Prompt: Show every line where "this" occurs.

Record list:
---
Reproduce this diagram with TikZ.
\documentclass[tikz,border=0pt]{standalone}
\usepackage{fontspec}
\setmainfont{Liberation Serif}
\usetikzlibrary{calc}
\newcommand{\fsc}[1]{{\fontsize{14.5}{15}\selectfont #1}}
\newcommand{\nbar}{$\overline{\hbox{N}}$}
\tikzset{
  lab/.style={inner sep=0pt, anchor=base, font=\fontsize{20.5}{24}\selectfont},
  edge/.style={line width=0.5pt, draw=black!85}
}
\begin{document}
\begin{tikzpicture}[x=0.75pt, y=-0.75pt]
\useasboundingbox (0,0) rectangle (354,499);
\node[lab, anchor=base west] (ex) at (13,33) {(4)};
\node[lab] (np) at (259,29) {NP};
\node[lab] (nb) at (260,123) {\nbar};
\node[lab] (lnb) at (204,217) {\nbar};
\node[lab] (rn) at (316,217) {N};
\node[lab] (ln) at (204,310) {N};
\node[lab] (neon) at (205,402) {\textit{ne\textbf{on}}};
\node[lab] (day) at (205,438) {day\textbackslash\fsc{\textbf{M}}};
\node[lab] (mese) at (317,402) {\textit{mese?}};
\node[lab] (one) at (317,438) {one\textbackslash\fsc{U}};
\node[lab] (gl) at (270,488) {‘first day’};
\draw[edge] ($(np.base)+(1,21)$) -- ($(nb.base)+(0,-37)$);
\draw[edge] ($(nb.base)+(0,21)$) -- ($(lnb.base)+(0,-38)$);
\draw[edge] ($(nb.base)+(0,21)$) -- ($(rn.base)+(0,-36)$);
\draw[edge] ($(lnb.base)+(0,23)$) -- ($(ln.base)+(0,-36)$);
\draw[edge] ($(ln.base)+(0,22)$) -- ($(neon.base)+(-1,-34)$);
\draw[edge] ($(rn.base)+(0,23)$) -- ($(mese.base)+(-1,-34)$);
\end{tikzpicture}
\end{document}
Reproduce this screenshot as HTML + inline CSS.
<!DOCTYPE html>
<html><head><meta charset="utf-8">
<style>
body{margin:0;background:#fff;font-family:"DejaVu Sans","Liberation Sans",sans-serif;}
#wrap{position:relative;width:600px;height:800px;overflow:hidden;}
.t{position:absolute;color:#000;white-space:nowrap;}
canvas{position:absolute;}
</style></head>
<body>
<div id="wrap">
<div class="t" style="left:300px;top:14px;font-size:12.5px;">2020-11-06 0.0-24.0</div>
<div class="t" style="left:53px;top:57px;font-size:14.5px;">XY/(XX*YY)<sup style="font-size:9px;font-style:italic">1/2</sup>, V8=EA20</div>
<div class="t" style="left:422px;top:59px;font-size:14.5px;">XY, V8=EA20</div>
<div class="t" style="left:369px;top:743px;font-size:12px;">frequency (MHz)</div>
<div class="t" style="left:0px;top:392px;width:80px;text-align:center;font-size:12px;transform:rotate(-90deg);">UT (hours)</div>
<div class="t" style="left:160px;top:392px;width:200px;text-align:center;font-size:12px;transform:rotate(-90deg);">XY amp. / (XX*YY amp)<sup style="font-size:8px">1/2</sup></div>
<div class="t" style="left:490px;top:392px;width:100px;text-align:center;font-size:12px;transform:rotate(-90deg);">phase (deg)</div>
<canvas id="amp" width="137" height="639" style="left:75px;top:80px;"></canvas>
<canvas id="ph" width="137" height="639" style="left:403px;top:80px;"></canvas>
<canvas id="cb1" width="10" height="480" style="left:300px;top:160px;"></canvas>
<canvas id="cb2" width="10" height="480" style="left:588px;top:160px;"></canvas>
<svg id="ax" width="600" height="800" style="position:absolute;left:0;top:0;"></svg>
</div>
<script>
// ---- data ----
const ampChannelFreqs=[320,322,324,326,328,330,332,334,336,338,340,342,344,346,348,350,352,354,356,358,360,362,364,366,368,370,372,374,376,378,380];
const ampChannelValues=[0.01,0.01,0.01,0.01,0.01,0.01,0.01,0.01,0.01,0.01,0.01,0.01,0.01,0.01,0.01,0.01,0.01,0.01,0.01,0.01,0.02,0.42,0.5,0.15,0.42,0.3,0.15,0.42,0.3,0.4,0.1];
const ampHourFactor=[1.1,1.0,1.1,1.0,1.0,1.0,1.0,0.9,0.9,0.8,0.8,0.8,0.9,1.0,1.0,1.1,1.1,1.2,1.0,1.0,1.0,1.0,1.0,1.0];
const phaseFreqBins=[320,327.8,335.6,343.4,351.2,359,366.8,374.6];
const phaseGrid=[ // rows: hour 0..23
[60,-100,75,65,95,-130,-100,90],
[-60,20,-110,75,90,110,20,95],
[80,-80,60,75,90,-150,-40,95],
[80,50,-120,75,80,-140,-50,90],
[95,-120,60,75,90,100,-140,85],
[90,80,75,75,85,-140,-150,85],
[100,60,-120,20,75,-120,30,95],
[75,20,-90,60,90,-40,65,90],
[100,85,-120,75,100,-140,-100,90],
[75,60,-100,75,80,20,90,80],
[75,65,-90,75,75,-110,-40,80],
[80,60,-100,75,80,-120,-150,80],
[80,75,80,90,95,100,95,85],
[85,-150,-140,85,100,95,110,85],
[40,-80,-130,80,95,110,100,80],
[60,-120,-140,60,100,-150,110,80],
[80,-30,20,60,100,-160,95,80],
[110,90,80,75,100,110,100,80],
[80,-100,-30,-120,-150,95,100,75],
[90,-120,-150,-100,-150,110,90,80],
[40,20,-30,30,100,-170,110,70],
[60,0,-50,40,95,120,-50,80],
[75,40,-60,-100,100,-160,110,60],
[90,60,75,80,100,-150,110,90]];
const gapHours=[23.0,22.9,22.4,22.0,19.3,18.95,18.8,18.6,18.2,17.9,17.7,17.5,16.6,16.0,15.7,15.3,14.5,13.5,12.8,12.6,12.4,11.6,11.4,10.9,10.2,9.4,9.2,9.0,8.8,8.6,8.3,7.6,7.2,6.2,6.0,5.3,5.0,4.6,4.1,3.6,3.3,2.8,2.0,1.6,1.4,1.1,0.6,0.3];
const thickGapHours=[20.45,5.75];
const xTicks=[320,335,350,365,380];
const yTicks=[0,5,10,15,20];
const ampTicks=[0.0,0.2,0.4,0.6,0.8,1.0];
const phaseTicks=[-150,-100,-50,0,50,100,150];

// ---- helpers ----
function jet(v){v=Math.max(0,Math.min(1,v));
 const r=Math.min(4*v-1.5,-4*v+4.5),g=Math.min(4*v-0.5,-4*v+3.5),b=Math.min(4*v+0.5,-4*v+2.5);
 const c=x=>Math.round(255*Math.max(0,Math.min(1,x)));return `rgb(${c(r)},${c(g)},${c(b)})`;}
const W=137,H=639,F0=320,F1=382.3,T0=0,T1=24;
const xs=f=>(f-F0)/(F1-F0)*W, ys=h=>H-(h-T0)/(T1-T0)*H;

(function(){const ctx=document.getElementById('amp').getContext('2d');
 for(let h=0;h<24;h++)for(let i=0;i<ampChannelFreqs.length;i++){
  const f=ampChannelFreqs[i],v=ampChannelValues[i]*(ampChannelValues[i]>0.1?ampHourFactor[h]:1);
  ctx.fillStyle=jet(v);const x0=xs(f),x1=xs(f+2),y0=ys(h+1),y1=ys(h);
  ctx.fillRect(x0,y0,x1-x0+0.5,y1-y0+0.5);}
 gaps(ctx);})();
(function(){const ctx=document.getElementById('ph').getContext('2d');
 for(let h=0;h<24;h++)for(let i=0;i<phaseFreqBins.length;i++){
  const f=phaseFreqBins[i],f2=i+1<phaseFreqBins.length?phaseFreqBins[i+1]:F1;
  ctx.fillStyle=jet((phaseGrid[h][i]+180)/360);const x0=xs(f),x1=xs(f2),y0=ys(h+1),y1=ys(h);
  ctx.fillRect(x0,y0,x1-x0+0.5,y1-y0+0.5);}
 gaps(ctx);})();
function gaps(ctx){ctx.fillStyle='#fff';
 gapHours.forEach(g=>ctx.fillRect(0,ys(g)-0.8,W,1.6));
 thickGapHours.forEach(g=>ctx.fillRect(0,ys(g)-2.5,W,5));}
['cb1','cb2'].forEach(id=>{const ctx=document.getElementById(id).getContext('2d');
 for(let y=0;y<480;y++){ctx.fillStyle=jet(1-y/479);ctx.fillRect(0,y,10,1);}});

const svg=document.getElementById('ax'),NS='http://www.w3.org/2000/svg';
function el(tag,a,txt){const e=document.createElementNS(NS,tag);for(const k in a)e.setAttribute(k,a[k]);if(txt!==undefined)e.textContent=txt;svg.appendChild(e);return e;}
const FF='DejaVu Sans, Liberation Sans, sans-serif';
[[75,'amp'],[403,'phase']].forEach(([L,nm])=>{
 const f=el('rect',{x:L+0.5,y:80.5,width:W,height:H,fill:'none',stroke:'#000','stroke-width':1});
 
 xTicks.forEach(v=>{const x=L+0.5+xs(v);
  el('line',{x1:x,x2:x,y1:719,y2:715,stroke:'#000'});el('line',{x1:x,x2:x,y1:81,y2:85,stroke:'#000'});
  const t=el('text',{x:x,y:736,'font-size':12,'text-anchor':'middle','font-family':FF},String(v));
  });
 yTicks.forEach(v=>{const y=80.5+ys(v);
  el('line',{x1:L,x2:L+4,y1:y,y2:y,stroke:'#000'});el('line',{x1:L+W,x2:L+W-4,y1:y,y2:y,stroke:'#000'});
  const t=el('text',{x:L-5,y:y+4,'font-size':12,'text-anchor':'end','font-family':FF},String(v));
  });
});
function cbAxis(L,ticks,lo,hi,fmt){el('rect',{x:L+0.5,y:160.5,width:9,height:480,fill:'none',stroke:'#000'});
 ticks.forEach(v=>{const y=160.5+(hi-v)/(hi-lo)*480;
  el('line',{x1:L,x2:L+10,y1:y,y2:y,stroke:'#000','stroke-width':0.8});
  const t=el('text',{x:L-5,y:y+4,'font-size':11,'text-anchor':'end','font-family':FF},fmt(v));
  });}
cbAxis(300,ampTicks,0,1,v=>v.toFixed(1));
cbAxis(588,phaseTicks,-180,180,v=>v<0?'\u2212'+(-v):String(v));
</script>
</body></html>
---
Solved problem:
Reproduce this diagram with TikZ.
Reproduce this screenshot as HTML + inline CSS.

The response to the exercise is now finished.